The students receive intensive practical training in a variety of laboratory techniques which will enable them to gain employment in a toxicology lab upon graduation. Indeed, several of our recent graduates are now working as forensic toxicologists currently.

During the analytical toxicology module the students will be trained in a range of specialist techniques, from analysing heavy metal pollution in soil, to poisons in saliva samples. There is a particular focus on the analysis of illegal drugs of abuse in biological samples.

Firstly the students will examine the route by which drugs enter our body and how they interact and affect us. The analysis of hair samples for drugs is a fantastic technique which is growing in popularity across the world. The technique is very useful for forensic scientists as it allows the determination of a historical record of drug abuse or abstinence to be demonstrated. Whenever people take drugs, be it cocaine, or something as trivial as a painkiller; or we smoke a cigarette or drink a beer, compounds can enter our bloodstream and circulate around our body. 

Every hair on the body has its own blood supply and as such certain compounds in our blood (alcohol, nicotine or illegal drugs for example) can enter our hair where they become bound and remain stable for long periods. Drugs or alcohol metabolites in hair can remain bound to the hair for several months.  Alcohol itself (ethanol) does not enter the hair, but rather a metabolite of alcohol, Ethyl Glucuronide (EtG) does.

Once a drug or alcohol metabolite such as EtG has entered our hair, our students begin the task of extracting it, and then analysing the sample. Drug analysis from hair samples is a complicated and time consuming process. Our students receive detailed training in all aspects of the procedure. Our students will collect hair samples from volunteers and prepare them by careful washing and sectioning.

To get the drugs out of the hair itself samples are treated with either acids, alkali or enzymes, sometimes even water, with the aim of leaching the internal drugs out of the hair and into solution. Once extracted the sample requires further clean-up before analysis. This is accomplished in a variety of ways. Students will conduct solid phase extraction or liquid-liquid extraction on the samples to prepare them for analysis via GCMS. GCMS stands for gas chromatography-mass spectrometry. It is an instrument widely used by forensic scientists and toxicologists to analyse drugs and poisons. It is also very commonly used in the chemistry and pharmaceutical industry.

Once hair samples have been prepared for analysis they are injected onto a GCMS system for analysis. A very hot injection port often above 250°C vaporises the sample, the sample is then pushed via a carrier gas (helium usually) around a capillary column. The column is often 30 minutes in length, but tightly wound into a small circle. The purpose of the column is to separate individual components in a complicated mixture so that they exit the column one by one. As compounds exit the column after separation they enter a mass spectrometer. The mass spectrometer is a detection device capable of detecting absolutely minute traces of organic compounds. The GCMS will produce chromatography and our students will be able to quantify the results and produce toxicology reports detailing their results. 
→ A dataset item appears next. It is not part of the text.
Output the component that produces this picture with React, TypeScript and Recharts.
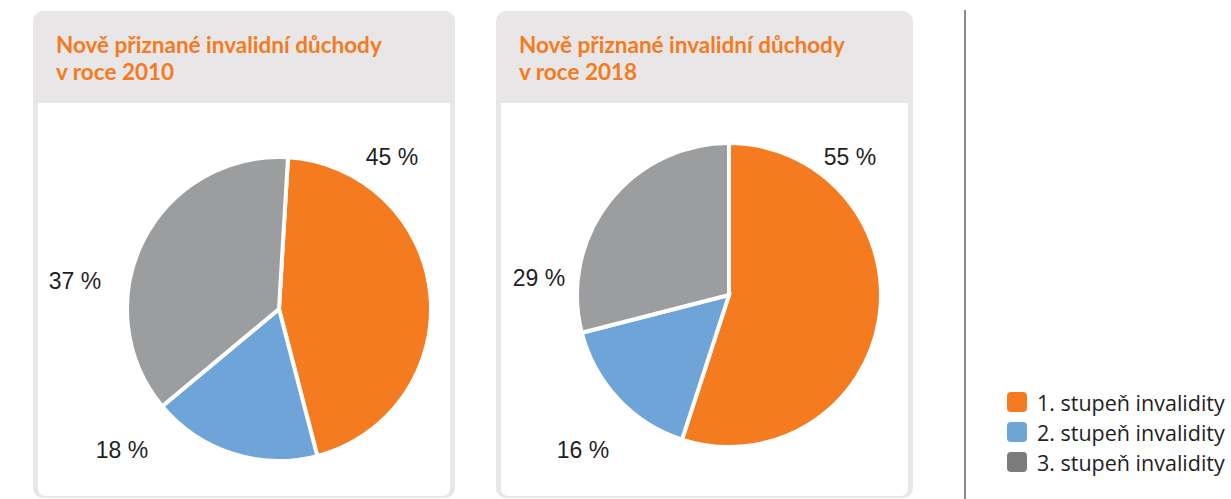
import { PieChart, Pie, Cell, Legend } from "recharts";

const categories = ["1. stupeň invalidity", "2. stupeň invalidity", "3. stupeň invalidity"];
const values2010 = [45, 18, 37];
const values2018 = [55, 16, 29];
const titles = ["Nově přiznané invalidní důchody\nv roce 2010", "Nově přiznané invalidní důchody\nv roce 2018"];

const pieColors = ["#f47b20", "#6fa4d9", "#9c9d9f"];
const legendColors = ["#f47b20", "#6fa4d9", "#7a7b7d"];

// label offsets from pie centre (text anchor middle, baseline)
const labelOffsets2010 = [
  [113, -144],
  [-157, 149],
  [-204, -20],
];
const labelOffsets2018 = [
  [121, -130],
  [-146, 163],
  [-190, -9],
];

const toData = (vals: number[]) => categories.map((name, i) => ({ name, value: vals[i] }));

const makeLabel = (offsets: number[][]) => (props: any) => {
  const { cx, cy, index, value } = props;
  const [dx, dy] = offsets[index];
  return (
    <text
      x={cx + dx}
      y={cy + dy}
      textAnchor="middle"
      fill="#1f1f1f"
      fontSize={23}
      fontFamily="'Liberation Sans', Arial, sans-serif"
    >
      {`${value} %`}
    </text>
  );
};

const panels = [
  { left: 33, width: 422 },
  { left: 496, width: 417 },
];

function LegendBox() {
  return (
    <div style={{ fontFamily: "'Open Sans', sans-serif", fontSize: 21.5, color: "#1f1f1f" }}>
      {categories.map((c, i) => (
        <div key={c} style={{ display: "flex", alignItems: "center", height: 30, whiteSpace: "nowrap" }}>
          <span
            style={{
              display: "inline-block",
              width: 20,
              height: 20,
              borderRadius: 4,
              background: legendColors[i],
              marginRight: 10,
            }}
          />
          {c}
        </div>
      ))}
    </div>
  );
}

export default function App() {
  return (
    <div style={{ position: "absolute", left: 0, top: 0, width: 1231, height: 499, background: "#fff", overflow: "hidden" }}>
      {panels.map((p, i) => (
        <div
          key={i}
          style={{
            position: "absolute",
            left: p.left,
            top: 11,
            width: p.width,
            height: 487,
            background: "#e8e6e7",
            borderRadius: 10,
          }}
        >
          <div
            style={{
              position: "absolute",
              left: 23,
              top: 20,
              fontFamily: "Lato, sans-serif",
              fontWeight: 700,
              fontSize: 22.5,
              lineHeight: "27px",
              color: "#f47b20",
              whiteSpace: "pre",
            }}
          >
            {titles[i]}
          </div>
          <div
            style={{
              position: "absolute",
              left: 5,
              right: 5,
              top: 92,
              bottom: 2,
              background: "#fff",
              borderRadius: "0 0 7px 7px",
            }}
          />
        </div>
      ))}
      <div style={{ position: "absolute", left: 964, top: 10, width: 2, height: 489, background: "#8c8c8c" }} />
      <div style={{ position: "absolute", left: 0, top: 0 }}>
        <PieChart width={1231} height={499}>
          <Pie
            data={toData(values2010)}
            dataKey="value"
            cx={274}
            cy={304}
            outerRadius={152}
            startAngle={86.6}
            endAngle={86.6 - 360}
            stroke="#fff"
            strokeWidth={4}
            labelLine={false}
            label={makeLabel(labelOffsets2010)}
            isAnimationActive={false}
          >
            {values2010.map((_, i) => (
              <Cell key={`a-${i}`} fill={pieColors[i]} />
            ))}
          </Pie>
          <Pie
            data={toData(values2018)}
            dataKey="value"
            cx={724}
            cy={290}
            outerRadius={152}
            startAngle={90}
            endAngle={-270}
            stroke="#fff"
            strokeWidth={4}
            labelLine={false}
            label={makeLabel(labelOffsets2018)}
            isAnimationActive={false}
          >
            {values2018.map((_, i) => (
              <Cell key={`b-${i}`} fill={pieColors[i]} />
            ))}
          </Pie>
          <Legend
            content={() => <LegendBox />}
            wrapperStyle={{ position: "absolute", left: 1007, top: 387, width: 230 }}
          />
        </PieChart>
      </div>
    </div>
  );
}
Our students receive specialist training in the operation and maintenance of such equipment and we also place a lot of importance on their ability to develop their own methodology for the analysis. Students will research the techniques involved, and along with supervision and training from our lecturers the students will identify strategies to detect drugs and alcohol in biological samples and see the project through to completion. These are vital skills which really make our students stand out when it comes to employment opportunities.